By the way, we have created a cool mining calculator, which in our opinion has better UX/UI than traditional whattomine.com. It is called WolfCalc, it is and will always be 100% free. I honestly hope, that you like it. You can find it at calc.wolfchange.com   

This article was written exclusively for Steemit.com, it was not published anywhere else. The only picture, that wasn't made by me - is the calculators one (it was taken from eBay, link is provided). I hope that calculator doesn't mid.

Thank you

Sort:  

very informative, thanks. was thinking about cloud mining, but thanks to this post I will not

I am glad, that I have helped!

Thx for helping folks from becoming poorer. Many mining calculators are using static difficulty for their calculations. But difficulty usually goes up exponentially for a trending coin. => static difficulty => revenue calculation way too optimistic.

Thank you for your comment
We try to provide realistic mining calculation, that is changing according to trade value and mining difficulty

I agree.
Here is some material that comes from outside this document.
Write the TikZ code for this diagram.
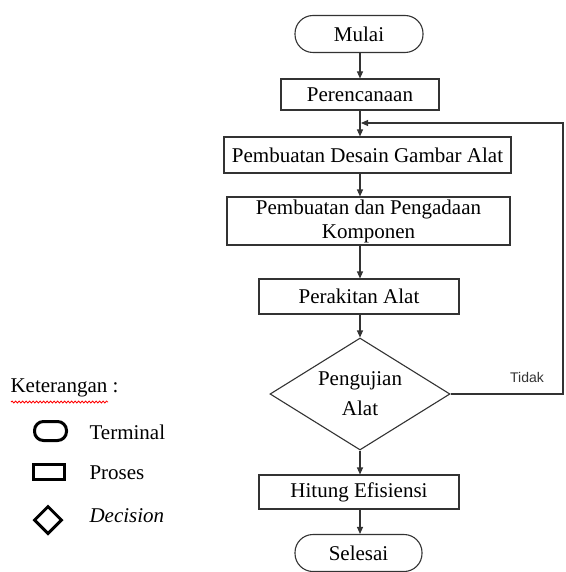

I mine myself, and I arrived at the same conclusions pretty much (wound up employing my own Antminer's (now I am currently using S7 series, hoping to move to s9 when more become available).
It takes work, to run your own miners (not a lot, but a little).In the end, however, the effort is worth it, and cloud mining doesn't ever seem to make much money at it (other than maybe the operators).

Thank you. But it would also be correct to mention, that using Antminers is much easier then building GPU rig for Ethereum

I feel somewhat the same way, it feels like a scam. They are paying out as little as possible and your basically signing contract maybe get your investment back within a certain amount of time and maybe with some extra on top. I don't understand the concept when it feels as if your loaning the mining company money.